(Rows from a dataset of charts and code)
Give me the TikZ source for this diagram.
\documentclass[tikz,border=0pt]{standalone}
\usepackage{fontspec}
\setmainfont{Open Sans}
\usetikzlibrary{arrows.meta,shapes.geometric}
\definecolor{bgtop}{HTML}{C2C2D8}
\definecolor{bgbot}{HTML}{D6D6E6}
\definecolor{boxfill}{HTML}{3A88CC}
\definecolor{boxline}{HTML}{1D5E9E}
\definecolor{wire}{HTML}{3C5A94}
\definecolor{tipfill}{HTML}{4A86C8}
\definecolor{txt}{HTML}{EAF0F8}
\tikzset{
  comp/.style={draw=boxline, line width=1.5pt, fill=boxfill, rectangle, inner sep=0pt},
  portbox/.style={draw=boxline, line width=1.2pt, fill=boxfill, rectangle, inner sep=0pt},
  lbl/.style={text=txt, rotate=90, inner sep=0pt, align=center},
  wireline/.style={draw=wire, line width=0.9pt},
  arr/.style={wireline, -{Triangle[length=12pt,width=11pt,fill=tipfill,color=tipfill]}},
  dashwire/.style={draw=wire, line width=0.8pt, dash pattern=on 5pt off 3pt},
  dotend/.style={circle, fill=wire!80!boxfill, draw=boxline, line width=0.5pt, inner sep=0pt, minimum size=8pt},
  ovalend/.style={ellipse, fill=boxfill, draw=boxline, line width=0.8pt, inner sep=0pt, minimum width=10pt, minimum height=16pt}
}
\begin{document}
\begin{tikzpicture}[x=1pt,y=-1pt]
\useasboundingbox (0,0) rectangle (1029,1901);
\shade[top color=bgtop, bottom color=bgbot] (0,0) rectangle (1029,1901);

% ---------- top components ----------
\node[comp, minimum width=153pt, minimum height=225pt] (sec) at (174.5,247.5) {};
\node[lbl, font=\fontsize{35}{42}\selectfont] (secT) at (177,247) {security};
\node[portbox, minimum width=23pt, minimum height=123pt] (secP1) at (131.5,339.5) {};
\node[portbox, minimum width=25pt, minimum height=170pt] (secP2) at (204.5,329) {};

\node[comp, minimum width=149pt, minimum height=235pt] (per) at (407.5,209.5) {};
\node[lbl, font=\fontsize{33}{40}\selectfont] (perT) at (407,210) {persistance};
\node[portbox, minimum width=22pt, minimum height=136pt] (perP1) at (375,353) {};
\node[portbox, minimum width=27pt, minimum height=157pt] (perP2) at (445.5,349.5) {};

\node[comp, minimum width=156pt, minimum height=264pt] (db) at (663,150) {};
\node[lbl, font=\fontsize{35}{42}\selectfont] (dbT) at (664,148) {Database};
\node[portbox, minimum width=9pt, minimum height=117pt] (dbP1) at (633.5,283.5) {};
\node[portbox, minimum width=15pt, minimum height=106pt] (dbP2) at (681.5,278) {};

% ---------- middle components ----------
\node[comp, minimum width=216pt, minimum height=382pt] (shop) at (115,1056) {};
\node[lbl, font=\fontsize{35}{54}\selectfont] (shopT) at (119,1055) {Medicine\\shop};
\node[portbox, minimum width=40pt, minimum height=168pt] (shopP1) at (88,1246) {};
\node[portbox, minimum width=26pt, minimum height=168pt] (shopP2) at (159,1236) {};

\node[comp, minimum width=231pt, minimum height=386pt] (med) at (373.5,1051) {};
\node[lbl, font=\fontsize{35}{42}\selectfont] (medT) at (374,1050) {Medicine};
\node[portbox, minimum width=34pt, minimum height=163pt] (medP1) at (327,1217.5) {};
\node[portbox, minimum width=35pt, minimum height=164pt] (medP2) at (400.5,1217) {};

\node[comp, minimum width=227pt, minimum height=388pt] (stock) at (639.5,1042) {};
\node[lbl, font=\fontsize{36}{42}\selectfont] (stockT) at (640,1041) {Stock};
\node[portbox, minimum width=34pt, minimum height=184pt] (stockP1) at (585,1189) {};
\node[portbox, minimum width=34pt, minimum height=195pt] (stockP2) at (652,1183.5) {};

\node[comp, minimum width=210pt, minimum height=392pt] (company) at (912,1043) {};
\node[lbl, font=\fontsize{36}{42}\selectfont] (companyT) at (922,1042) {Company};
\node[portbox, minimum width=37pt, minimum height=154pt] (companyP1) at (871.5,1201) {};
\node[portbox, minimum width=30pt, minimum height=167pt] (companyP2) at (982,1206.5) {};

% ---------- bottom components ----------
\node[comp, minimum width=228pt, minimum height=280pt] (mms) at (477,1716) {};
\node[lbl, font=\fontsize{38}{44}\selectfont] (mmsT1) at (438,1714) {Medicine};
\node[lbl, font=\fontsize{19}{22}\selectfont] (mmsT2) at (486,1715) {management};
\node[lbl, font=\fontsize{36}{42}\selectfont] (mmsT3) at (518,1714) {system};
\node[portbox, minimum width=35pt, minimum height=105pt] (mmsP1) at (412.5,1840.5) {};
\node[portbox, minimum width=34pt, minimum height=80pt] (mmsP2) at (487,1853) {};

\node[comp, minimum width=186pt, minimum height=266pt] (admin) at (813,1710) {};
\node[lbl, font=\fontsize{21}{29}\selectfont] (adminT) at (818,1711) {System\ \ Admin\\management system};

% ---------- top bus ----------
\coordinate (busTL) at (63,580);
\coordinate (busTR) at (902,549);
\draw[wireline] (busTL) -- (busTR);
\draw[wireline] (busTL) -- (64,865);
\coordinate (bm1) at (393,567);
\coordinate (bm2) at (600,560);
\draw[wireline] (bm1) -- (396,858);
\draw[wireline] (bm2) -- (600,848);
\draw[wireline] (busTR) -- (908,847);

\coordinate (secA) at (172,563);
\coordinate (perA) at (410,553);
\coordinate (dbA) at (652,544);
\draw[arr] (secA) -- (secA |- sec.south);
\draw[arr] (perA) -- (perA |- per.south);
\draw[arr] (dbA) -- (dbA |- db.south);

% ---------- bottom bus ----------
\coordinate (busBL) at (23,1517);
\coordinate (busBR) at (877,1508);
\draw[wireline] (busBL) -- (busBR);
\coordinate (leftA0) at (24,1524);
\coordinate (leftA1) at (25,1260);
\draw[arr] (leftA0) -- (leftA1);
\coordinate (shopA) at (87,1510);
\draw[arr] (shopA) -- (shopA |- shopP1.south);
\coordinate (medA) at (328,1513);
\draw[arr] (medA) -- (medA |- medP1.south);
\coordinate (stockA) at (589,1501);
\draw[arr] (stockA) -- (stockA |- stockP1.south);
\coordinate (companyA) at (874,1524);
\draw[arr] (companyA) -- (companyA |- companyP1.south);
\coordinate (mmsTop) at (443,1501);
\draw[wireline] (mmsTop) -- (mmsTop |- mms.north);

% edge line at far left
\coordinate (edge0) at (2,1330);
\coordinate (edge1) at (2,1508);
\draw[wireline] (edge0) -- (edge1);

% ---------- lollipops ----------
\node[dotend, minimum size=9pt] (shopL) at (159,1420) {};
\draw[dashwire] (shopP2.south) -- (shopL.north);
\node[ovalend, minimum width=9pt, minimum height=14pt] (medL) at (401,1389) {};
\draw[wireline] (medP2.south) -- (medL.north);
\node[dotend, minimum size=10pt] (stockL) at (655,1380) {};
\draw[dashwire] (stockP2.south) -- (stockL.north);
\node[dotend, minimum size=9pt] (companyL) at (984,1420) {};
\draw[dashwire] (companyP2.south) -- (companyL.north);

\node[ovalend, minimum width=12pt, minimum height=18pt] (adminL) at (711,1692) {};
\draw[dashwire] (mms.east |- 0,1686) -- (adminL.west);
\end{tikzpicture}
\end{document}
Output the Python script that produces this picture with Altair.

**Required work**
In the records above, find each line with the word "this" and copy it.

**Answer in full**
Give me the TikZ source for this diagram.
Output the Python script that produces this picture with Altair.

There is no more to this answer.